Insurers and industry analysts are starting to think about how the earthquakes and tsunamis that struck northeastern Japan Friday might affect the life and health sectors.
The focus has been mainly on property-casualty insurers since an earthquake with a magnitude of about 9.0 hit the Tohoku region that day, many quakes with a magnitude over 6.0 followed, and mammoth tsunamis devastated coastal communities in the region.
Japanese officials have confirmed that at least 1,500 are dead, and officials in a port city, Minamisanriku, say 10,000 people may have died there alone.
Air Worldwide Corp., Boston, says insured property-casualty losses from the earthquakes alone may exceed $35 billion.
At press time, Tokyo Electric Power Company, Tokyo, is struggling to control at least three nuclear reactors, and Japanese residents are familiarizing themselves with radiation exposure terms such as millirem and nanogray.

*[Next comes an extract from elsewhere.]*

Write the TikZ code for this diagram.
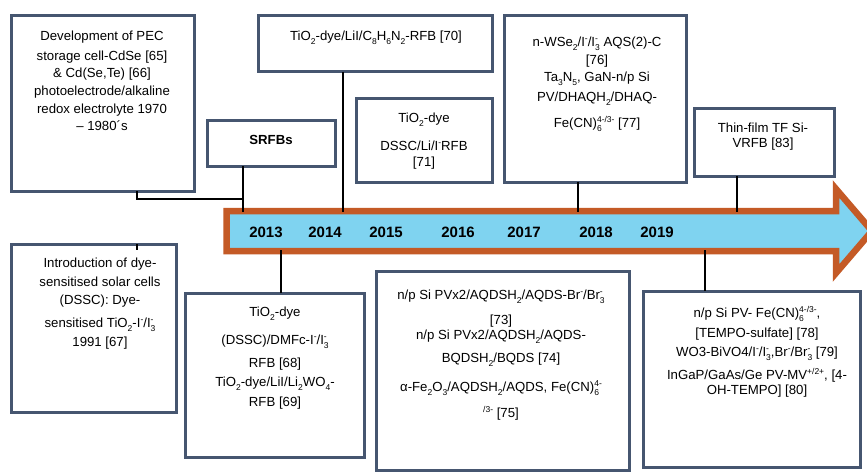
\documentclass[tikz,border=0pt]{standalone}
\usepackage{fontspec}
\setmainfont{Liberation Sans}
\usetikzlibrary{calc}
\definecolor{boxc}{HTML}{465670}
\definecolor{arrfill}{HTML}{7FD3F0}
\definecolor{arrline}{HTML}{C45A26}
\newcommand{\sbs}[1]{\raisebox{-4pt}{\fontsize{8.5}{8.5}\selectfont #1}}
\newcommand{\sps}[1]{\raisebox{5pt}{\fontsize{8.5}{8.5}\selectfont #1}}
\newlength{\sbwd}\newlength{\spwd}
\newcommand{\sbsp}[2]{\settowidth{\sbwd}{\sbs{#1}}\settowidth{\spwd}{\sps{#2}}\ifdim\sbwd>\spwd\spwd=\sbwd\fi\makebox[\spwd][l]{\rlap{\sbs{#1}}\sps{#2}}}
\newcommand{\fst}{\rule{0pt}{12pt}}
\tikzset{
  box/.style={draw=boxc, line width=3pt, fill=white, inner sep=0pt, outer sep=0pt, anchor=north west},
  txt/.style={inner sep=0pt, anchor=north, align=center, font=\fontsize{13.2}{17}\selectfont},
  yr/.style={inner sep=0pt, anchor=base, font=\fontsize{15}{15}\selectfont\bfseries},
  conn/.style={draw=black, line width=2pt},
}
\begin{document}
\begin{tikzpicture}[x=1pt,y=-1pt]
\useasboundingbox (0,0) rectangle (867,476);
\fill[white] (0,0) rectangle (867,476);
% arrow
\draw[fill=arrfill, draw=arrline, line width=6.5pt, line join=miter]
  (226.5,211) -- (836,211) -- (836,189) -- (872,231) -- (836,273) -- (836,251) -- (226.5,251) -- cycle;
% coordinates on the arrow
\coordinate (up13) at (243,212);
\coordinate (j13) at (243,199);
\coordinate (up14) at (343,212);
\coordinate (up18) at (578,212);
\coordinate (upF) at (737,212);
\coordinate (dn1) at (137,250);
\coordinate (dn2) at (281,250);
\coordinate (dn3) at (705,250);
% years
\node[yr] (y13) at (266,237.5) {2013};
\node[yr] (y14) at (325,237.5) {2014};
\node[yr] (y15) at (386,237.5) {2015};
\node[yr] (y16) at (458,237.5) {2016};
\node[yr] (y17) at (524,237.5) {2017};
\node[yr] (y18) at (596,237.5) {2018};
\node[yr] (y19) at (657,237.5) {2019};
% boxes
\node[box, minimum width=183pt, minimum height=175pt] (a) at (11,16) {};
\node[box, minimum width=128pt, minimum height=45pt] (b) at (207,121) {};
\node[box, minimum width=234pt, minimum height=56pt] (c) at (258,16) {};
\node[box, minimum width=136pt, minimum height=83pt] (d) at (356,99) {};
\node[box, minimum width=182pt, minimum height=166pt] (e) at (504,16) {};
\node[box, minimum width=140pt, minimum height=67pt] (f) at (694,109) {};
\node[box, minimum width=165pt, minimum height=168pt] (g) at (11,244) {};
\node[box, minimum width=179pt, minimum height=164pt] (h) at (185,293) {};
\node[box, minimum width=253pt, minimum height=199pt] (i) at (376,271) {};
\node[box, minimum width=217pt, minimum height=176pt] (j) at (643,291) {};
% connectors
\draw[conn] ([xshift=34.5pt]a.south) |- (j13);
\draw[conn] (b.south -| up13) -- (up13);
\draw[conn] (c.south -| up14) -- (up14);
\draw[conn] (e.south -| up18) -- (up18);
\draw[conn] (f.south -| upF) -- (upF);
\draw[conn] (g.north -| dn1) -- (dn1);
\draw[conn] (h.north -| dn2) -- (dn2);
\draw[conn] (j.north -| dn3) -- (dn3);
% texts (anchor north = first baseline - 12)
\node[txt] (ta) at (102,28) {\fst Development of PEC\\[3pt] storage cell-CdSe [65]\\ \& Cd(Se,Te) [66]\\[1pt] photoelectrode/alkaline\\[1pt] redox electrolyte 1970\\ – 1980´s};
\node[txt, anchor=base, font=\fontsize{13.2}{17}\selectfont\bfseries] (tb) at (271,144.5) {SRFBs};
\node[txt] (tc) at (376,28.5) {\fst TiO\sbs{2}-dye/LiI/C\sbs{8}H\sbs{6}N\sbs{2}-RFB [70]};
\node[txt] (td) at (424,110.5) {\fst TiO\sbs{2}-dye\\[11pt] DSSC/Li/I\sps{-}RFB\\[-1pt]{}[71]};
\node[txt] (te) at (597,34.5) {\fst n-WSe\sbs{2}/I\sps{-}/I\sbsp{3}{-} AQS(2)-C\\[1pt]{}[76]\\ Ta\sbs{3}N\sbs{5}, GaN-n/p Si\\[3pt] PV/DHAQH\sbs{2}/DHAQ-\\[9pt] Fe(CN)\sbsp{6}{4-/3-} [77]};
\node[txt] (tf) at (763,120.5) {\fst Thin-film TF Si-\\[-2pt] VRFB [83]};
\node[txt] (tg) at (100,255.5) {\fst Introduction of dye-\\[2pt] sensitised solar cells\\[1pt] (DSSC): Dye-\\[6pt] sensitised TiO\sbs{2}-I\sps{-}/I\sbsp{3}{-}\\[2pt] 1991 [67]};
\node[txt] (th) at (275,304.5) {\fst TiO\sbs{2}-dye\\[11pt] (DSSC)/DMFc-I\sps{-}/I\sbsp{3}{-}\\[6pt] RFB [68]\\[2pt] TiO\sbs{2}-dye/LiI/Li\sbs{2}WO\sbs{4}-\\[3pt] RFB [69]};
\node[txt] (ti) at (501,287.5) {\fst n/p Si PVx2/AQDSH\sbs{2}/AQDS-Br\sps{-}/Br\sbsp{3}{-}\\[8pt]{}[73]\\[-2pt] n/p Si PVx2/AQDSH\sbs{2}/AQDS-\\[6pt] BQDSH\sbs{2}/BQDS [74]\\[12pt] α-Fe\sbs{2}O\sbs{3}/AQDSH\sbs{2}/AQDS, Fe(CN)\sbsp{6}{4-}\\[9pt] \sps{/3-} [75]};
\node[txt] (tj) at (757,305.5) {\fst n/p Si PV- Fe(CN)\sbsp{6}{4-/3-},\\[3pt]{}[TEMPO-sulfate] [78]\\[2pt] WO3-BiVO4/I\sps{-}/I\sbsp{3}{-},Br\sps{-}/Br\sbsp{3}{-} [79]\\[6pt] InGaP/GaAs/Ge PV-MV\sps{+/2+}, [4-\\[-2pt] OH-TEMPO] [80]};
\end{tikzpicture}
\end{document}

Japan Credit Rating Agency Ltd. (JCR), Tokyo, has posted a commentary suggesting how difficult thinking about the losses will be.
“The fate of many people remains unknown,” the rating agency says. “JCR expresses its heartfelt sympathy to the injured and wishes earliest possible recovery.”
Moody’s Investors Service, New York, today issued a special comment on the effects of the Tohoku earthquake but did not estimate what insured life and health losses might be.
An analyst in the New York office of Credit Suisse offered initial thoughts on the situation in Japan.
“The human element of this news is deeply disturbing,” the analyst says. “The financial implications for U.S. life insurers with large Japanese operations are not likely to be material to annual earnings or capital.”
Face values and insurance penetration rates in the affected regions are probably relatively low, and the penetration of non-Japanese life insurers there is probably lower than in the rest of the country, the analyst says.
“Aside from mortality claims, we also note the potential for elevated hospitalization claims and given concerns over damaged nuclear plants, elevated cancer claims over the next few years,” the analyst says.
An analyst at Citi Investment Research & Analysis, New York, says he doubts whether the earthquake will have a material effect on the earnings of the U.S. life insurers he covers, then adds, “Of far more importance, any loss of life is terrible.”
AFLAC
Aflac Inc., Columbus, Ga. (NYSE:AFL), a company with large cancer insurance, supplemental medical insurance and life insurance operations in Japan, says all of its employees in Japan are safe.